Das sieht die Wirtschafts- und Politikexpertin der "Frankfurter Allgemeinen Zeitung" völlig anders. Julia Löhr kritisiert vor allem die Wirtschaftsprognosen von Scholz. Vor zwei Wochen habe der Kanzler eine unglaubliche Belebung in Deutschland vorhergesagt. Löhr: "Aber schauen Sie sich die Zahlen an: Die Auftragseingänge in der Industrie gehen runter, das Geschäftsklima geht runter, die Exporte gehen runter, die Konjunkturprognosen sind nach wie vor schlecht. Und manchmal fragt man sich einfach: 'Was wird da geraucht im Kanzleramt?'"
Stegner tut das, was Ampelpolitiker oft tun: Er weist auf den Krieg in der Ukraine hin und darauf, dass es der Ampelkoalition gelungen sei, dass die Menschen auch ohne russisches Gas nicht frieren mussten. Erneut fordert er eine Reform oder ein Aussetzen der Schuldenbremse, damit Geld frei werde für notwendige Investitionen. Unter den vorhandenen Rahmenbedingungen sei das Wachstumspaket der Bundesregierung "ganz anständig". "Die Ratschläge, die wir immer kriegen, sind ganz putzig: Mehr in Rüstung, weniger in Soziales. Wenn ich das mache, kann ich der Wagenknecht gleich eine Extraladung Schampus ausgeben." Für Stegner hat der Haushaltsentwurf wichtige Ziele erreicht: Die Ukraine werde weiter unterstützt, gleichzeitig werde der Sozialstaat bewahrt.
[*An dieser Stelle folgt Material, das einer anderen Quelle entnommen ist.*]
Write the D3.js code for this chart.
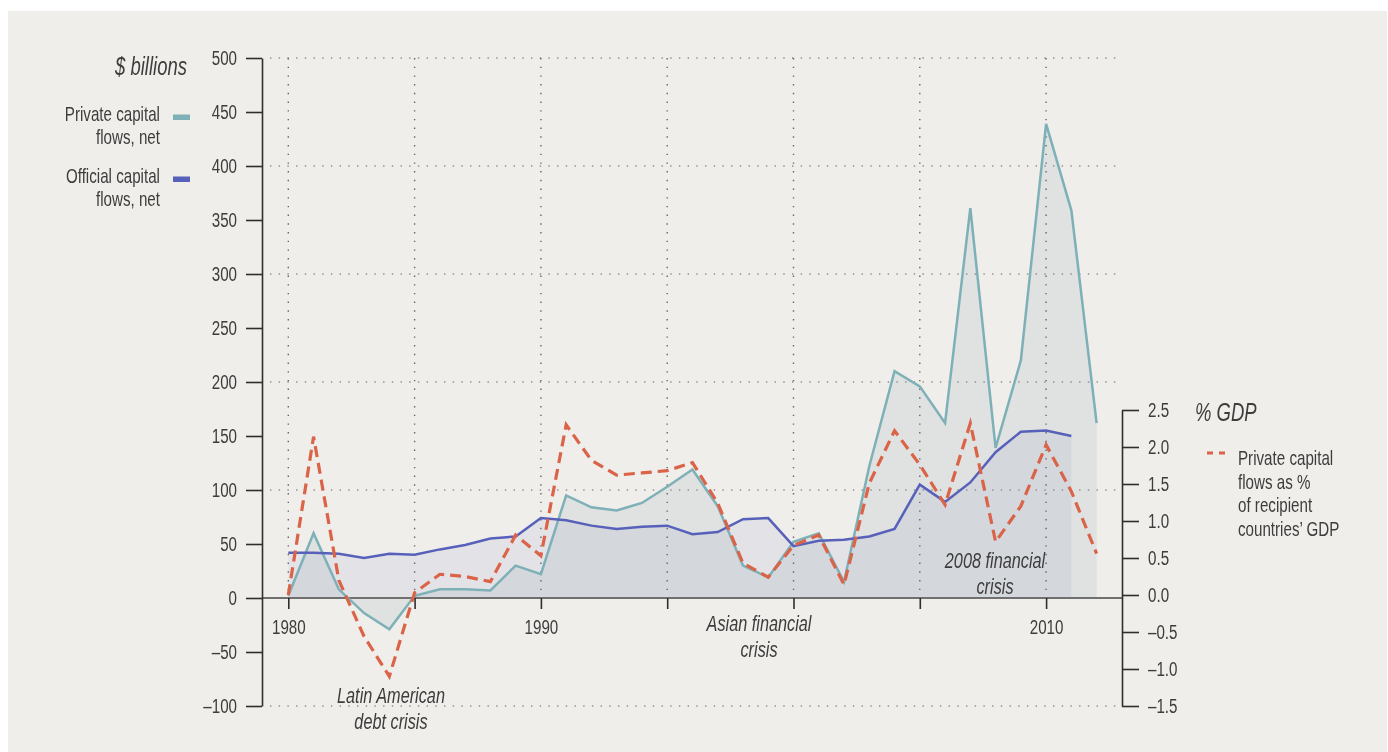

Löhr: SPD ist Sozialleistungsempfänger-Partei geworden
Das gilt zum Beispiel beim Bürgergeld. Da sollen Arbeitsverweigerer härter bestraft werden. Wer allerdings freiwillig eine Arbeit aufnimmt, soll dafür eine Prämie bekommen. Wie hoch die sein wird, ist jedoch noch nicht klar, ebenso wenig wie die Finanzierung.
Doch Löhr reicht das noch nicht. "Von den vier Millionen Bürgergeldempfängern stehen 1,6 Millionen dem Arbeitsmarkt zur Verfügung", sagt sie. "Und da muss es darum gehen, wie man mehr davon in Arbeit kriegt." Stegner wirft sie vor: "Mich wundert, warum die SPD so eine Sozialleistungsempfänger-Partei geworden ist und nicht mehr die Interessen derer vertritt, die arbeiten."
Doch gerade für Berufstätige will Stegner da sein. Darum fordert er eine Anhebung des Mindestlohns. Damit will er erreichen, dass weniger Bürgergeldempfänger aufstocken müssen.
Schluss mit Ampelstreit
Nicht untypisch für die Ampel sei, dass sofort nach dem Bekanntwerden des Haushaltsentwurfs erneut ein Koalitionsstreit ausgebrochen sei, kritisiert Löhr. Und Sportjournalist Reinhold Beckmann wünscht sich, "dass ihr angesichts der Wahlen im September eure Konflikte nicht immer öffentlich auf der Bühne austragt, sondern dass ihr euch diszipliniert. Denn das, was jetzt ansteht, kann diese Republik ganz wesentlich verändern. Das ist das, was mir so auf den Keks geht, wenn ich sehe, wie jeder kleinste Konflikt öffentlich ausgetragen wird."
Wie Mützenichs Kritik am Haushaltsentwurf, auf den Löhr hinweist. Die SPD sei gespalten, sagt die Journalistin. Da sei die Scholz-SPD, die an der Schuldenbremse festhalten wolle, und da sei die SPD-Fraktion, die eine Notlage ausrufen wolle, um die Schuldenbremse auszusetzen. Löhr: "Es gibt keine außergewöhnliche Notlage in diesem Jahr."
Aber den aktuellen Streit in der SPD möchte Stegner lieber gar nicht so hoch hängen. Am Ende werde alles gut gehen, ist er sich sicher. Der Haushaltsgesetzgeber werde mit den Stimmen der Ampel einen Haushalt verabschieden, sagt er. "Und es wird keine Neuwahlen geben."